Town Mayor Francesco Nuzzo said Makeba collapsed late Sunday at the end of a concert against organized crime, which has been blamed for the local massacre in September of six immigrants from Ghana.
The death of "Mama Africa," as she was known, plunged South Africa into shock and mourning.
"One of the greatest songstresses of our time has ceased to sing," Foreign Affairs minister Nkosazana Dlamini Zuma said in a statement.
"Throughout her life, Mama Makeba communicated a positive message to the world about the struggle of the people of South Africa and the certainty of victory over the dark forces of apartheid and colonialism through the art of song."
Makeba wrote in her 1987 memoirs that friends and relatives who first encouraged her to perform compared her voice to that of a nightingale. With her distinctive style combining jazz with folk with South African township rhythms, she was often called "The Empress of African Song."
The first African woman to win a Grammy award, Makeba started singing in Sophiatown, a cosmopolitan neighborhood of Johannesburg that was a cultural hotspot in the 1950s before its black residents were forcibly removed by the apartheid government.
She then teamed up with South African jazz trumpeter Hugh Masekela - later her first husband - and her rise to international prominence started when she starred in the anti-apartheid documentary Come Back, Africa in 1959.
When she tried to fly home for her mother's funeral the following year, she discovered her passport had been revoked. It was 30 years before she was allowed to return.
In 1963, Makeba appeared before the UN Special Committee on Apartheid to call for an international boycott of South Africa. The South African government responded by banning her records, including hits like "Pata Pata," "The Click Song" ("Qongqothwane" in Xhosa), and "Malaika."
Makeba received the Grammy Award for Best Folk Recording in 1966, together with Belafonte, for An Evening with Belafonte/Makeba. The album dealt with the political plight of black South Africans under apartheid.

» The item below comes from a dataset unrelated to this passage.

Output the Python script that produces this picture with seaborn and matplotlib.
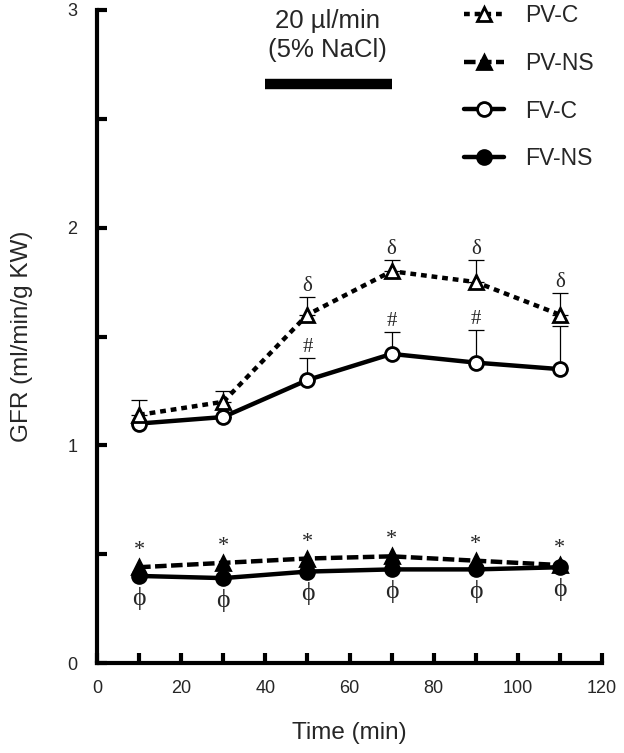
import numpy as np
import pandas as pd
import matplotlib
matplotlib.use("Agg")
import matplotlib.pyplot as plt
import seaborn as sns

# values
time_min = [10, 30, 50, 70, 90, 110]

pv_c = [1.14, 1.20, 1.60, 1.80, 1.75, 1.60]
pv_c_err = [0.07, 0.05, 0.08, 0.05, 0.10, 0.10]

fv_c = [1.10, 1.13, 1.30, 1.42, 1.38, 1.35]
fv_c_err = [0.0, 0.0, 0.10, 0.10, 0.15, 0.20]

pv_ns = [0.44, 0.46, 0.48, 0.49, 0.47, 0.45]
fv_ns = [0.40, 0.39, 0.42, 0.43, 0.43, 0.44]

delta_marks = [False, False, True, True, True, True]
hash_marks = [False, False, True, True, True, False]

infusion_start = 40
infusion_end = 70
infusion_level = 2.66

sns.set_style("ticks")
plt.rcParams['font.family'] = ['Liberation Sans', 'DejaVu Sans']

fig = plt.figure(figsize=(6.24, 7.53), dpi=100)
ax = fig.add_axes([97 / 624, 90 / 753, 505 / 624, 653 / 753])

df = pd.DataFrame({
    'time': time_min,
    'PV-C': pv_c,
    'FV-C': fv_c,
    'PV-NS': pv_ns,
    'FV-NS': fv_ns,
})

# error bars (upper only) drawn first so that the markers cover them
zeros = np.zeros(len(time_min))
ax.errorbar(time_min, pv_c, yerr=[zeros, pv_c_err], fmt='none', ecolor='black',
            elinewidth=0.9, capsize=6, capthick=0.9, zorder=1)
ax.errorbar(time_min, fv_c, yerr=[zeros, fv_c_err], fmt='none', ecolor='black',
            elinewidth=0.9, capsize=6, capthick=0.9, zorder=1)

common = dict(ax=ax, color='black', markeredgecolor='black', markeredgewidth=2,
              linewidth=3.2, markersize=10)

sns.lineplot(data=df, x='time', y='PV-C', marker='^', markerfacecolor='white',
             linestyle=(0, (1.3, 1.1)), label='PV-C', zorder=3, **common)
sns.lineplot(data=df, x='time', y='PV-NS', marker='^', markerfacecolor='black',
             linestyle=(0, (2.6, 1.0)), label='PV-NS', zorder=3, **common)
sns.lineplot(data=df, x='time', y='FV-C', marker='o', markerfacecolor='white',
             linestyle='-', label='FV-C', zorder=2, **common)
sns.lineplot(data=df, x='time', y='FV-NS', marker='o', markerfacecolor='black',
             linestyle='-', label='FV-NS', zorder=2, **common)

# significance symbols
serif = ['Liberation Serif', 'DejaVu Serif']
for x, y, e, d in zip(time_min, pv_c, pv_c_err, delta_marks):
    if d:
        ax.annotate('δ', (x, y + e), xytext=(0, 1), textcoords='offset points',
                    ha='center', va='bottom', fontsize=15, family=serif)
for x, y, e, h in zip(time_min, fv_c, fv_c_err, hash_marks):
    if h:
        ax.annotate('#', (x, y + e), xytext=(0, 1), textcoords='offset points',
                    ha='center', va='bottom', fontsize=15, family=serif)
for x, y in zip(time_min, pv_ns):
    ax.annotate('*', (x, y), xytext=(0, 5), textcoords='offset points',
                ha='center', va='bottom', fontsize=16, family=serif)
for x, y in zip(time_min, fv_ns):
    ax.annotate('ϕ', (x, y), xytext=(0, -16), textcoords='offset points',
                ha='center', va='center', fontsize=18.5, family=serif)

# infusion bar
ax.plot([infusion_start, infusion_end], [infusion_level, infusion_level],
        color='black', linewidth=7.5, solid_capstyle='butt')
mid = (infusion_start + infusion_end) / 2 - 0.3
ax.text(mid, 2.95, '20 µl/min', ha='center', va='center', fontsize=18.5)
ax.text(mid, 2.815, '(5% NaCl)', ha='center', va='center', fontsize=18.5)

ax.set_xlim(0, 120)
ax.set_ylim(0, 3)
ax.set_xticks(range(0, 121, 20))
ax.set_xticks(range(10, 120, 20), minor=True)
ax.set_yticks([0, 1, 2, 3])
ax.set_yticks([0.5, 1.5, 2.5], minor=True)
ax.tick_params(which='both', direction='in', length=7, width=3, color='black',
               labelsize=13)
ax.tick_params(axis='y', pad=14)
ax.tick_params(axis='x', pad=12)

sns.despine(ax=ax)
for side in ['left', 'bottom']:
    ax.spines[side].set_linewidth(3)
    ax.spines[side].set_color('black')

ax.set_xlabel('Time (min)', fontsize=17.5, labelpad=18)
ax.set_ylabel('GFR (ml/min/g KW)', fontsize=17.5, labelpad=25)

ax.legend(loc='upper left', bbox_to_anchor=(464 / 624, 749 / 753),
          bbox_transform=fig.transFigure, frameon=False, fontsize=16.5,
          handlelength=1.75, handletextpad=0.9, labelspacing=1.08,
          borderpad=0, borderaxespad=0, numpoints=1)

fig.savefig('out.png', dpi=100)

Thanks to her close relationship with Belafonte, she received star status in the United States and performed for president Kennedy at his birthday party in 1962. But she fell briefly out of favor when she married black power activist Stokely Carmichael and moved to Guinea in the late 1960s.

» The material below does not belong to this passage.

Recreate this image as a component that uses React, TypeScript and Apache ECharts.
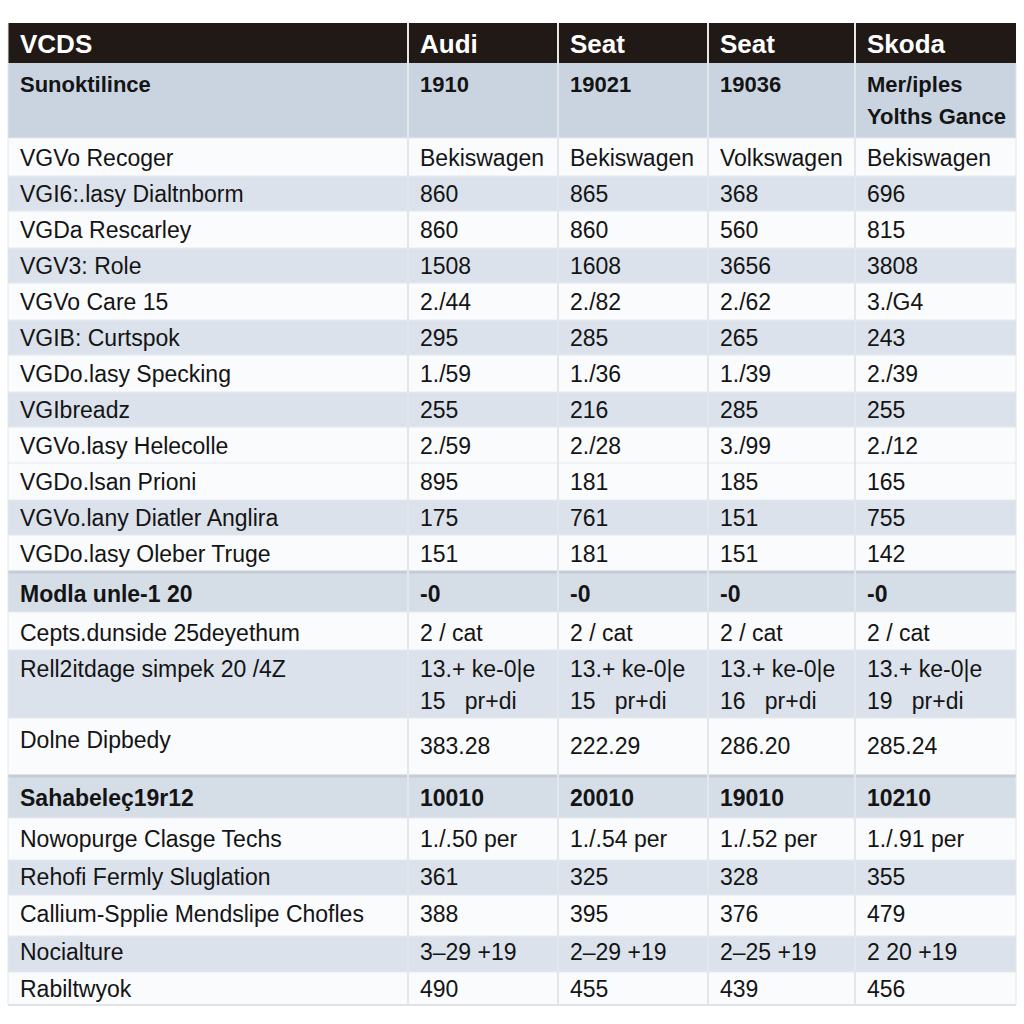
import React, { useEffect, useRef } from "react";
import * as echarts from "echarts";

// ---- data ----
const headers = ["VCDS", "Audi", "Seat", "Seat", "Skoda"];
const labels = [
  "Sunoktilince",
  "VGVo Recoger",
  "VGI6:.lasy Dialtnborm",
  "VGDa Rescarley",
  "VGV3: Role",
  "VGVo Care 15",
  "VGIB: Curtspok",
  "VGDo.lasy Specking",
  "VGIbreadz",
  "VGVo.lasy Helecolle",
  "VGDo.lsan Prioni",
  "VGVo.lany Diatler Anglira",
  "VGDo.lasy Oleber Truge",
  "Modla unle-1 20",
  "Cepts.dunside 25deyethum",
  "Rell2itdage simpek 20 /4Z",
  "Dolne Dipbedy",
  "Sahabeleç19r12",
  "Nowopurge Clasge Techs",
  "Rehofi Fermly Sluglation",
  "Callium-Spplie Mendslipe Chofles",
  "Nocialture",
  "Rabiltwyok",
];
const audi = ["1910", "Bekiswagen", "860", "860", "1508", "2./44", "295", "1./59", "255", "2./59", "895", "175", "151", "-0", "2 / cat", "13.+ ke-0|e\n15   pr+di", "383.28", "10010", "1./.50 per", "361", "388", "3–29 +19", "490"];
const seat1 = ["19021", "Bekiswagen", "865", "860", "1608", "2./82", "285", "1./36", "216", "2./28", "181", "761", "181", "-0", "2 / cat", "13.+ ke-0|e\n15   pr+di", "222.29", "20010", "1./.54 per", "325", "395", "2–29 +19", "455"];
const seat2 = ["19036", "Volkswagen", "368", "560", "3656", "2./62", "265", "1./39", "285", "3./99", "185", "151", "151", "-0", "2 / cat", "13.+ ke-0|e\n16   pr+di", "286.20", "19010", "1./.52 per", "328", "376", "2–25 +19", "439"];
const skoda = ["Mer/iples\nYolths Gance", "Bekiswagen", "696", "815", "3808", "3./G4", "243", "2./39", "255", "2./12", "165", "755", "142", "-0", "2 / cat", "13.+ ke-0|e\n19   pr+di", "285.24", "10210", "1./.91 per", "355", "479", "2 20 +19", "456"];
// row style: 0 white, 1 shaded, 2 strong shaded, 3 section shaded
const rowKinds = [2, 0, 1, 0, 1, 0, 1, 0, 1, 0, 0, 1, 0, 3, 0, 1, 0, 3, 0, 1, 0, 1, 0];
const boldRows = [0, 13, 17];

// ---- layout ----
const colX = [8, 408, 558, 708, 855, 1016];
const headerTop = 23;
const rowEdges = [63, 138, 176, 211, 248, 283, 320, 355, 392, 427, 463, 500, 535, 572, 612, 650, 718, 776, 818, 860, 895, 936, 972, 1005];
const textY = [84, 158, 194, 230, 266, 302, 338, 374, 410, 446, 482, 518, 554, 594, 633, 669, 740, 798, 839, 877, 914, 952, 989];
const valueYShift: Record<number, number> = { 16: 6 };

const FONT = '"Liberation Sans", Arial, Helvetica, sans-serif';
const fills = ["#fafbfc", "#dbe2eb", "#cad4e1", "#d5dde7"];

export default function App() {
  const ref = useRef<HTMLDivElement>(null);
  useEffect(() => {
    document.body.style.margin = "0";
    const chart = echarts.init(ref.current!, null, { renderer: "svg" });
    const els: any[] = [];
    // header
    els.push({ type: "rect", shape: { x: colX[0], y: headerTop, width: colX[5] - colX[0], height: rowEdges[0] - headerTop }, style: { fill: "#211916" } });
    headers.forEach((h, i) => {
      els.push({
        type: "text", x: i === 0 ? 20 : colX[i] + 12, y: 44,
        style: { text: h, fill: "#ffffff", fontSize: 26, fontWeight: "bold", fontFamily: FONT, textVerticalAlign: "middle" },
      });
    });
    // rows backgrounds
    labels.forEach((_, r) => {
      const y0 = rowEdges[r], y1 = rowEdges[r + 1];
      els.push({ type: "rect", shape: { x: colX[0], y: y0, width: colX[5] - colX[0], height: y1 - y0 }, style: { fill: fills[rowKinds[r]] } });
    });
    // horizontal lines
    labels.forEach((_, r) => {
      if (r === 0) return;
      const y = rowEdges[r];
      const strong = r === 13 || r === 17;
      els.push({ type: "line", shape: { x1: colX[0], y1: y, x2: colX[5], y2: y }, style: { stroke: strong ? "#c6ccd4" : "#e6e9ee", lineWidth: strong ? 3 : 1 } });
    });
    els.push({ type: "line", shape: { x1: colX[0], y1: rowEdges[rowEdges.length - 1], x2: colX[5], y2: rowEdges[rowEdges.length - 1] }, style: { stroke: "#dfe3e8", lineWidth: 2 } });
    // vertical dividers
    for (let c = 1; c < 5; c++) {
      els.push({ type: "line", shape: { x1: colX[c], y1: headerTop, x2: colX[c], y2: rowEdges[0] }, style: { stroke: "#e8e8e8", lineWidth: 2 } });
      els.push({ type: "line", shape: { x1: colX[c], y1: rowEdges[0], x2: colX[c], y2: rowEdges[rowEdges.length - 1] }, style: { stroke: "#e3e6eb", lineWidth: 2 } });
    }
    els.push({ type: "line", shape: { x1: colX[0], y1: headerTop, x2: colX[0], y2: rowEdges[rowEdges.length - 1] }, style: { stroke: "#e3e6eb", lineWidth: 1 } });
    els.push({ type: "line", shape: { x1: colX[5], y1: rowEdges[0], x2: colX[5], y2: rowEdges[rowEdges.length - 1] }, style: { stroke: "#e3e6eb", lineWidth: 1 } });
    // texts
    const cols = [audi, seat1, seat2, skoda];
    labels.forEach((lab, r) => {
      const bold = boldRows.includes(r);
      const size = r === 0 ? 22 : 23;
      const common = { fill: "#141414", fontSize: size, fontWeight: bold ? "bold" : "normal", fontFamily: FONT, textVerticalAlign: "middle" };
      els.push({ type: "text", x: 20, y: textY[r], style: { ...common, text: lab } });
      cols.forEach((col, c) => {
        const lines = col[r].split("\n");
        lines.forEach((ln, li) => {
          els.push({
            type: "text", x: colX[c + 1] + 12, y: textY[r] + (valueYShift[r] || 0) + li * 32,
            style: { ...common, text: ln },
          });
        });
      });
    });
    chart.setOption({ animation: false, backgroundColor: "#ffffff", graphic: { elements: els } });
    return () => chart.dispose();
  }, []);
  return <div ref={ref} style={{ width: 1024, height: 1024 }} />;
}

Besides working with Simone and Gillespie, she also appeared with Paul Simon at his "Graceland" concert in Zimbabwe in 1987.
After three decades abroad, Makeba was invited back to South Africa by Mandela, the anti-apartheid icon, shortly after his release from prison in 1990 as white racist rule crumbled.
"It was like a revival," she said about going home. "My music having been banned for so long, that people still felt the same way about me was too much for me. I just went home and I cried."
She insisted that her songs were not deliberately political.
"I'm not a political singer," she insisted in an interview with Britain's Guardian newspaper earlier this year. "I don't know what the word means. People think I consciously decided to tell the world what was happening in South Africa. No! I was singing about my life, and in South Africa we always sang about what was happening to us - especially the things that hurt us."
Makeba announced her retirement three years ago, but despite a series of farewell concerts she never stopped performing. When she turned 75 last year, she said she would sing for as long as possible.
Makeba is survived by her grandchildren, Nelson Lumumba Lee and Zenzi Monique Lee, and her great-grandchildren Lindelani, Ayanda and Kwame.
Acclaimed South African filmmaker Anant Singh, who worked with Makeba on the hit anti-apartheid film Sarafina, was in awe of the singer.
"We acknowledge the huge role she played in bringing global awareness to African music during the time she lived abroad and she will always be remembered as the mother of African music," he told the South African Press Association.
Tributes poured in on morning radio talk shows, with many callers in tears as they recalled her humor and her unrelenting spirit.
"She had been part of my life for a long time. It is a great loss," singer P.J. Powers told radio station 702. "She had a huge soul."